Então, eu pensava o seguinte: não interessa de que medicamento estejamos falando, existe um protocolo para que venha a ser utilizado - os laboratórios realizam os estudos e apontam eficácia, efeitos colaterais e tudo mais, e, com base nesses resultados, Ministério da Saúde, conselhos médicos, hospitais ou seja lá o que for o autorizam/recomendam (ou não) aos seus profissionais. Seria irresponsabilidade da unidade de saúde, ou do médico, arriscar um medicamento que não tem eficácia comprovada nem estudo sério apontando os riscos.

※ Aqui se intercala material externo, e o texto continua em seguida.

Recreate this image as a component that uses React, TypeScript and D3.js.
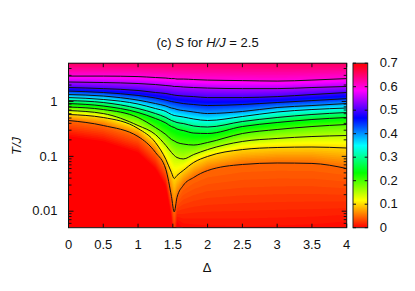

A Florentina de Jesus é um desses medicamentos. Com a premissa acima, os "anti" estariam corretos no mérito e ponto final, pouco importa que inflamados por motivos políticos.
Bem, agora eu estou convencido de que a premissa está errada. E o fato de que ela me parecesse óbvia é que reforça essa frase do Amon: não nos cabe conduzir esse debate.
Segundo esse amigo com que discuti - médico atuante na COVID em vários hospitais, e não tenho motivos para acreditar que suas informações estejam equivocadas -, não é verdade que a prescrição médica seja condicionada ao último grau de estudo científico. Na verdade, muitos dos medicamentos amplamente utilizados nas especialidades mais consolidadas da Medicina, como a cardiologia, NÃO possuem esse lastro - o chamado "nível A de evidência", sistematizado, com todos aqueles altos padrões de verificação (ensaios randomizados com duplo-cegos e tudo mais). A academia e a observação empírica os endossaram ao tempo em que foram caindo em uso corrente.
Quando aparece uma doença como esta, nova e letal, o médico tem duas opções: não fazer nada, tratando apenas dos sintomas até surgirem estudos conclusivos, ou prescrever medicamentos que devem funcionar: por dedução - acadêmica, profissional - ou empirismo - notícias de experiências bem sucedidas (e que também só podem ter partido de dedução). Há uma análise de risco-benefício, e realizada com menor abstração, porque aplicada ao paciente ali em concreto, considerado o seu estado geral, histórico etc: ante a probabilidade de dar certo, qual é a probabilidade de desencadear algo pior? É significativa a ponto de ser mais vantajoso não fazer nada?
Eis a realidade: muitos médicos, inclusive infectologistas que são referências nacionais (como o do Albert Einstein e do Emílio Ribas), quando foram infectados, se autoprescreveram medicamentos "off-label", como a própria hidroxicloroquina: naturalmente, porque acreditaram que eram válidos, com risco-benefício favorável; ao mesmo tempo, não podiam recomendá-las publicamente devido a esse "evidencionismo", que nunca foi um imperativo médico, mas que parte da sociedade passou a acreditar e defender com unhas e dentes, grandemente motivada por política.
Isso não vale apenas para a hidroxicloroquina, que só se tornou o centro das atenções porque políticos irresponsáveis resolveram bancá-la publicamente. A dexametasona, por exemplo, só alcançou nível A de evidência muito recentemente - mas quase todos os hospitais já a utilizavam em larga escala para o tratamento da COVID, porque a dedução e o empirismo apontavam muito claramente para o risco-benefício favorável. Quantas pessoas foram salvas porque a maioria dos hospitais decidiu não esperar?
Isso também não significa que os estudos científicos não abalizem as decisões dos médicos. Um estudo robusto, analisado pelos pares, que aponte para a ineficácia, efeitos colaterais graves ou qualquer indicativo de risco-benefício desfavorável certamente teria peso para a revisão de um protocolo. Mas veja só: nem com a divulgação de um estudo aparentemente inexorável nós, sociedade leiga, podemos tomar um lado tão convicto em militância, simplesmente porque ele não é dirigido a nós, mas aos médicos, e só eles são capazes de julgá-lo - tanto sobre a sua idoneidade, quanto sobre o que exatamente fazer com aquilo.
Nenhum exemplo melhor que o famigerado estudo da Lancet!, que muitos divulgaram, agora suspenso por indícios de fraude. E agora, veja só, têm saído alguns estudos favoráveis à hidroxicloroquina. O que fazemos com isso? Minions, compartilhar, orgulhosos? Isentões, compartilhar, retratando-se? R. Absolutamente nada. Deixamos para os médicos as devidas conclusões.